A cash reserve is money kept in liquid, low-risk form so it can be used for emergencies, near-term expenses, or planned cash needs.

Updated

May 16, 2026

Read time

2 min read

What Is a Cash Reserve?

A cash reserve is money kept in liquid, low-risk form so it can be used for emergencies, near-term expenses, or planned cash needs. The goal is access and stability, not high return.

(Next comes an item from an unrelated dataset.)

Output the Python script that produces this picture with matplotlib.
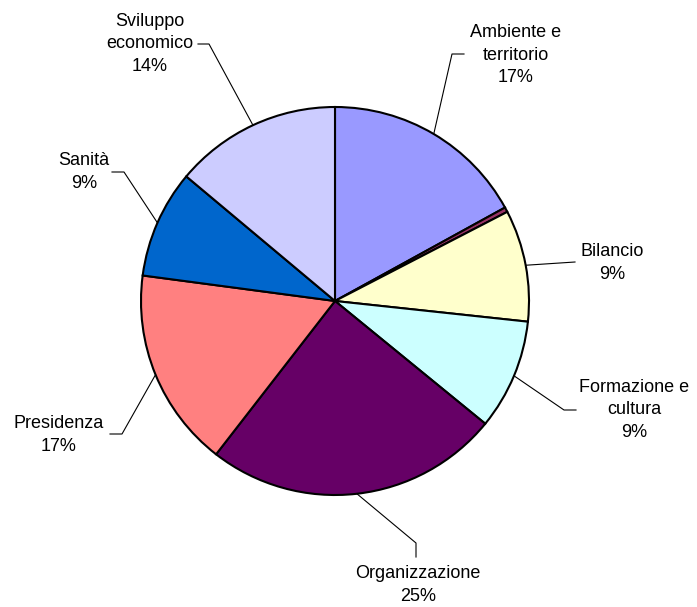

For households, a cash reserve often overlaps with an emergency fund. For businesses, it can help cover payroll, rent, inventory, taxes, debt payments, or a temporary drop in revenue.

Key Takeaways

  • A cash reserve is money set aside for liquidity and resilience.
  • It is usually held in bank accounts, money market accounts, Treasury bills, or other cash-like places.
  • The right reserve depends on income stability, spending needs, debt obligations, and risk exposure.
  • Too little cash can force borrowing or asset sales at bad times.
  • Too much idle cash can reduce long-term return potential.

How a Cash Reserve Works

A cash reserve acts as a buffer. If an unexpected bill arrives, income drops, a business customer pays late, or markets fall, the reserve gives the person or company time to respond without immediately selling long-term investments or taking on expensive debt.

The reserve should be easy to access. That usually means accepting a lower expected return than stocks, long-term bonds, real estate, or private investments.

Common Uses for a Cash Reserve

Use

Why cash helps

Emergency expenses

Provides money before debt becomes necessary

Near-term purchases

Keeps short-term money away from market swings

Business operations

Helps cover payroll, rent, taxes, and working capital

Retirement income

Can reduce pressure to sell investments during downturns

How Much Cash Reserve Is Enough?

There is no universal number. A stable household with predictable income may need less than a household with variable income, dependents, high fixed expenses, or an aging home. A business with recurring revenue may need less than a seasonal company with lumpy cash flow.

The reserve should match the job. Emergency money, tax money, short-term spending money, and investment-opportunity cash are different buckets even if they all sit in cash-like accounts.

The Bottom Line

A cash reserve is a financial shock absorber. It may not maximize return, but it can protect flexibility, reduce panic decisions, and give households or businesses time to handle uncertainty.